Deaconess President Dr. James Porter addressed media and hospital personnel on Dec. 16, 2020, as a small white cart carrying the newly created vaccine rolled in front of the crowd.
“These are people seeing COVID patients on the frontline every day and we thank them and are very excited to see them receive this historic vaccine,” he says. “We hope people look to these examples and know the vaccine is a better option [than COVID].”
When Deaconess received their first shipment of 900 doses on Dec. 15, they opened one vial — which contains five doses — and practiced the vaccination process on five unnamed frontline workers.
Another 900 doses were delivered to the hospital later that week, allowing many more volunteers to be vaccinated.
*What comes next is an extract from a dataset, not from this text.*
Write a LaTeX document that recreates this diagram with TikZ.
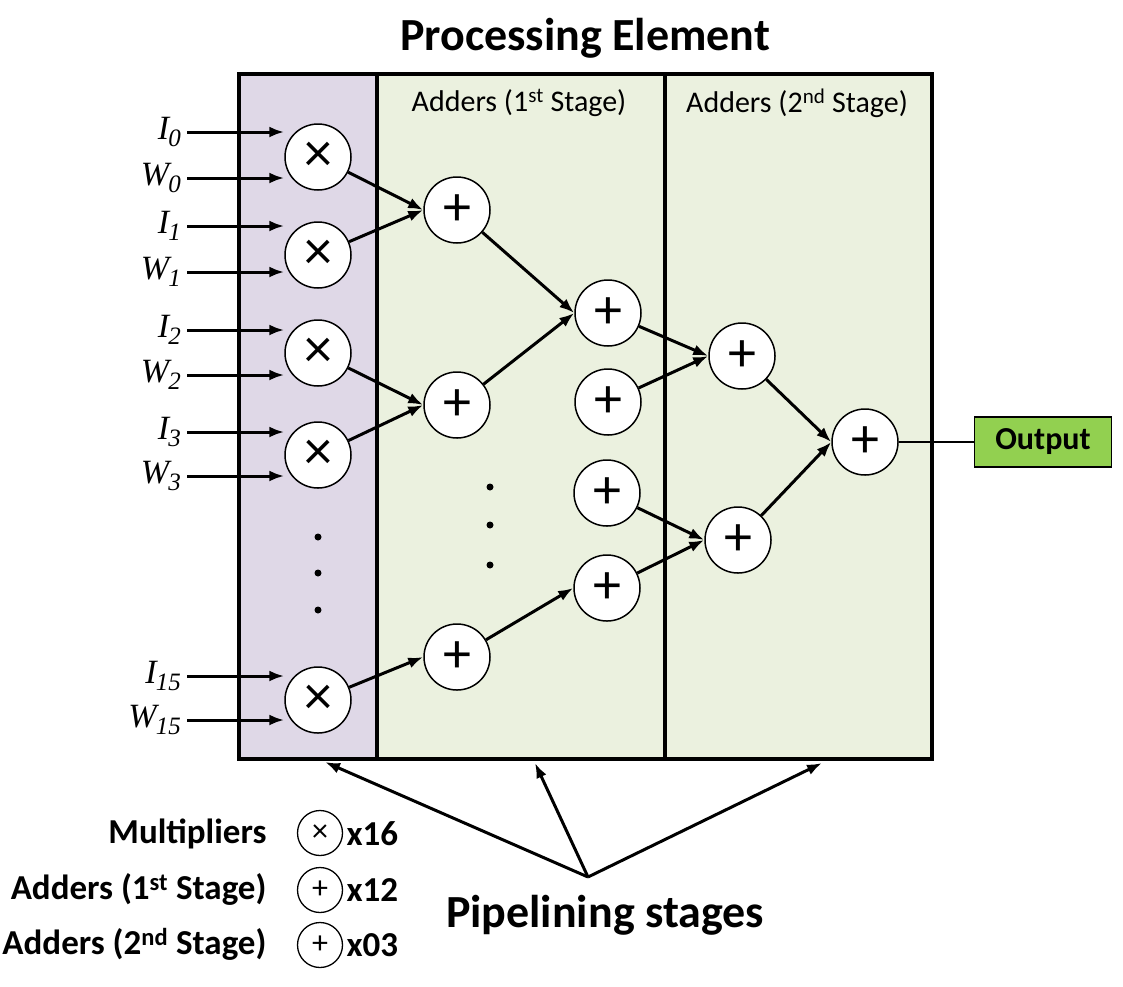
\documentclass[tikz,border=0pt]{standalone}
\usepackage{fontspec}
\setmainfont{Carlito}
\newfontfamily\timesfont{Liberation Serif}
\usetikzlibrary{arrows.meta,positioning,calc}
\definecolor{mulfill}{HTML}{DFD8E7}
\definecolor{addfill}{HTML}{EBF1DF}
\definecolor{outfill}{HTML}{92D050}

% input label: letter with a big subscript
\newcommand{\inlab}[2]{\timesfont\itshape #1\kern-1pt\raisebox{-0.45ex}{\fontsize{25}{25}\selectfont #2}}

\begin{document}
\begin{tikzpicture}[x=1pt,y=-1pt,
  panel/.style={draw, line width=4pt, anchor=north west, minimum height=685pt},
  mul/.style={draw, circle, fill=white, line width=1.5pt, minimum size=66pt, inner sep=0pt,
              font=\fontsize{56}{56}\selectfont},
  add/.style={mul},
  arr/.style={-{Latex[length=15pt,width=11pt]}, line width=3pt},
  inp/.style={anchor=east, inner sep=0pt, font=\fontsize{34}{34}\selectfont},
  dot/.style={circle, fill=black, inner sep=0pt, minimum size=7pt},
  legcirc/.style={draw, circle, line width=1.3pt, minimum size=45pt, inner sep=0pt,
                  font=\fontsize{32}{32}\selectfont},
  legtext/.style={font=\fontsize{35}{35}\selectfont\bfseries}]
  \useasboundingbox (0,0) rectangle (1123,986);

  % panels
  \node[panel, fill=mulfill, minimum width=138pt] (mulpanel) at (237,72) {};
  \node[panel, fill=addfill, minimum width=288pt] (addpanel1) at (375,72) {};
  \node[panel, fill=addfill, minimum width=267pt] (addpanel2) at (663,72) {};

  \node[font=\fontsize{46}{46}\selectfont\bfseries] (title) at (585,38) {Processing Element};
  \node[font=\fontsize{30}{30}\selectfont] (stage1) at (519,103) {Adders (1\textsuperscript{st} Stage)};
  \node[font=\fontsize{30}{30}\selectfont] (stage2) at (797,103) {Adders (2\textsuperscript{nd} Stage)};

  % multipliers
  \node[mul] (m0) at (318,157) {×};
  \node[mul] (m1) at (318,255) {×};
  \node[mul] (m2) at (318,353) {×};
  \node[mul] (m3) at (318,455) {×};
  \node[mul] (m15) at (318,700) {×};
  \node[dot] (md1) at (318,537) {};
  \node[dot] (md2) at (318,573) {};
  \node[dot] (md3) at (318,610) {};

  % inputs
  \node[inp] (i0) at (181,132) {\inlab{I}{0}};
  \node[inp] (w0) at (181,178) {\inlab{W}{0}};
  \node[inp] (i1) at (181,226) {\inlab{I}{1}};
  \node[inp] (w1) at (181,272) {\inlab{W}{1}};
  \node[inp] (i2) at (181,330) {\inlab{I}{2}};
  \node[inp] (w2) at (181,375) {\inlab{W}{2}};
  \node[inp] (i3) at (181,432) {\inlab{I}{3}};
  \node[inp] (w3) at (181,476) {\inlab{W}{3}};
  \node[inp] (i15) at (181,676) {\inlab{I}{15}};
  \node[inp] (w15) at (181,720) {\inlab{W}{15}};

  \draw[arr] ([xshift=6pt]i0.east) -- (i0.east -| m0.west);
  \draw[arr] ([xshift=6pt]w0.east) -- (w0.east -| m0.west);
  \draw[arr] ([xshift=6pt]i1.east) -- (i1.east -| m1.west);
  \draw[arr] ([xshift=6pt]w1.east) -- (w1.east -| m1.west);
  \draw[arr] ([xshift=6pt]i2.east) -- (i2.east -| m2.west);
  \draw[arr] ([xshift=6pt]w2.east) -- (w2.east -| m2.west);
  \draw[arr] ([xshift=6pt]i3.east) -- (i3.east -| m3.west);
  \draw[arr] ([xshift=6pt]w3.east) -- (w3.east -| m3.west);
  \draw[arr] ([xshift=6pt]i15.east) -- (i15.east -| m15.west);
  \draw[arr] ([xshift=6pt]w15.east) -- (w15.east -| m15.west);

  % adders, 1st stage
  \node[add] (a0) at (457,210) {+};
  \node[add] (a1) at (457,405) {+};
  \node[add] (a2) at (457,657) {+};
  \node[add] (b0) at (608,313) {+};
  \node[add] (b1) at (608,402) {+};
  \node[add] (b2) at (607,493) {+};
  \node[add] (b3) at (607,588) {+};
  \node[dot] (ad1) at (490,487) {};
  \node[dot] (ad2) at (490,525) {};
  \node[dot] (ad3) at (490,565) {};

  % adders, 2nd stage
  \node[add] (c0) at (742,356) {+};
  \node[add] (c1) at (738,540) {+};
  \node[add] (d) at (865,442) {+};

  \node[draw, fill=outfill, line width=1.3pt, minimum width=137pt, minimum height=50pt,
        font=\fontsize{32}{32}\selectfont\bfseries] (out) at (1043,442) {Output};

  \draw[arr] (m0) -- (a0.west);
  \draw[arr] (m1) -- (a0.west);
  \draw[arr] (m2) -- (a1.west);
  \draw[arr] (m3) -- (a1.west);
  \draw[arr] (m15) -- (a2.west);
  \draw[arr] (a0) -- (b0.west);
  \draw[arr] (a1) -- (b0.west);
  \draw[arr] (a2) -- (b3.west);
  \draw[arr] (b0) -- (c0.west);
  \draw[arr] (b1) -- (c0.west);
  \draw[arr] (b2) -- (c1.west);
  \draw[arr] (b3) -- (c1.west);
  \draw[arr] (c0) -- (d.west);
  \draw[arr] (c1) -- (d.west);
  \draw[line width=2.5pt] (d) -- (out);

  % pipelining stages
  \node[font=\fontsize{46}{46}\selectfont\bfseries] (pipe) at (605,915) {Pipelining stages};
  \coordinate (fan) at (588,877);
  \coordinate (p1) at (325,762);
  \coordinate (p2) at (535,763);
  \coordinate (p3) at (822,763);
  \draw[arr] (fan) -- (p1);
  \draw[arr] (fan) -- (p2);
  \draw[arr] (fan) -- (p3);

  % legend
  \node[legtext, anchor=east] (lmul) at (270,834) {Multipliers};
  \node[legtext, anchor=east] (ladd1) at (270,889) {Adders (1\textsuperscript{st} Stage)};
  \node[legtext, anchor=east] (ladd2) at (270,944) {Adders (2\textsuperscript{nd} Stage)};
  \node[legcirc] (cmul) at (320,833) {×};
  \node[legcirc] (cadd1) at (320,890) {+};
  \node[legcirc] (cadd2) at (320,945) {+};
  \node[legtext, anchor=west] (nmul) at (343,834) {x16};
  \node[legtext, anchor=west] (nadd1) at (343,890) {x12};
  \node[legtext, anchor=west] (nadd2) at (343,945) {x03};
\end{tikzpicture}
\end{document}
Dr. Gina Huhnke, medical director for the Emergency Department and Medical Affairs, explained the safety of the vaccine, despite the quick timeline and many unknowns of COVID.
“This vaccination uses your own body to build antibodies against the Coronavirus so that the virus cannot attack you,” she says. “This vaccination produces an antibody against the spike protein which allows entry into the body’s cells. So, unless the spike protein mutates, which is a possibility but not as probable as other mutations, we’ll have a vaccination against many different varieties of coronavirus.”
The Pfizer vaccination requires two doses and volunteers had scheduled their second shot for early January.